6. “Trusty Chords”- Hot Water Music (Caution, 2002)

I hate this place, but I love these chords / An empty fate just means an even score

And the pain this morning, it filled my head / It's Jameson, it means that I'm not dead

Hot Water Music were early to make it in the Gainesville scene. With their Charles Bukowski-inspired namesake intact, they played throughout the late ’90s all the way until the present day. Fronted by the legendary Chuck Ragan, this band helped cement central Florida’s Nature Coast as THE place for pop punk. They have toured the world, but their Floridian youth inspired lyrics will always remind us of where they come from. I first heard them when this particular song was featured on Punk-O-Rama Vol. 8 (yes, I’m so old that I bought CDs) and I was in love at first sound. “Trusty Chords” always felt like a tune about turning to music when the going gets tough. Sometimes, it’s the bad times and heartbreaks that remind us we’re alive… at least that’s how I try and get through those wicked Jameson hangovers.

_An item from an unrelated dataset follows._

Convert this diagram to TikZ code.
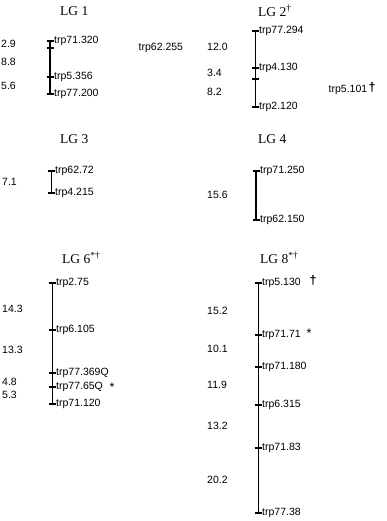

7. “Sink, Florida, Sink”- Against Me! (Against Me! As the Eternal Cowboy, 2003)

The panic was lost in a deep understanding/ that you will see what is wrong with everything  /

what is wrong with you and me/ they make all the right reasons to f*!# it up/ you're gonna f#@^ it up!

If there was ever a singular voice that could speak to all of our adolescent to forty-something hearts, it would have to be Laura Jane Grace. Laura has fronted Against Me! for two solid decades of anarchist-laden and heavily personal lyrics. “Sink, Florida, Sink”, like the vast majority of the band’s discography, is so introspective that it feels like reading a diary entry of Gainesville's local scene. With its lullaby-like melody and raw “whooooaaaa whoa-a-whoa-oh ohhh” chorus, it sounds like something from my early LiveJournal days come to life. This song is basically a mandatory jukebox jam at any and all Floridan misfit reunions.

8. “Put Me in Coach… On Second Thought, Go F*$! Yourself”- Wolf Face (Still a Son of a Bitch, 2013)

I’m no longer your hero/ No longer your mascot/ No longer your t-shirt celebrity/ Don’t count on me

Don’t let the Teen Wolf inspired masks and 80’s basketball outfits fool you; Wolf Face is much more than a bunch of dudes in #tbt Halloween costumes. These guys know how to howl into a mic just as hard as they howl at the moon. Yes, this album dropped at a time in my life where I was way too old for a curfew, but there is still something so teenager-y about it that it makes me feel like I’m reliving my homecoming dance days. “Put Me in Coach” is absolutely a stand out banger on the record and at live shows. The whole PBR induced crowd typically goes wild for this song and it’s impossible not to love it. This is one of my favorite bands that you can still see all over the St. Petersburg and surrounding areas - don’t miss these Wolfy heartthrobs if you get the chance to catch a live show.

9. “We Laugh at Danger (and Break All the Rules)” (Against Me!, Against Me! Is Reinventing Axel Rose, 2002)

Mary, there is no hope for us / If this GM van don't make it across the state line

We might as well lay down and die / Because if Florida takes us

We're taking everyone down with us / Where we're coming from, yeah, will be the death us!

Okay, okay, maybe including two early Against Me! Songs on this list is cheating, but how could we possibly leave this bonafide Florida anthem off the list? In this amazing piece of music poetry, Laura Jane Grace sings about how she “cannot help but hold on to a handful of times when what was spoken was a revolution in itself.” Her friends are heard chanting the chorus as they pray for their touring bus (fondly named Armageddon) to make it across the Florida State line. Against Me! has been known to close out their always incredible live shows out with this song. The audience sings along with so much passion and heart that for just a few minutes, there isn’t a soul in the crowd that isn’t connected to that feeling of escapism and belonging to something bigger than your hometown. It’s a song about doing what you love, taking action, being young, and finding your destiny. If you don’t, how can you possibly survive... Especially in this weather?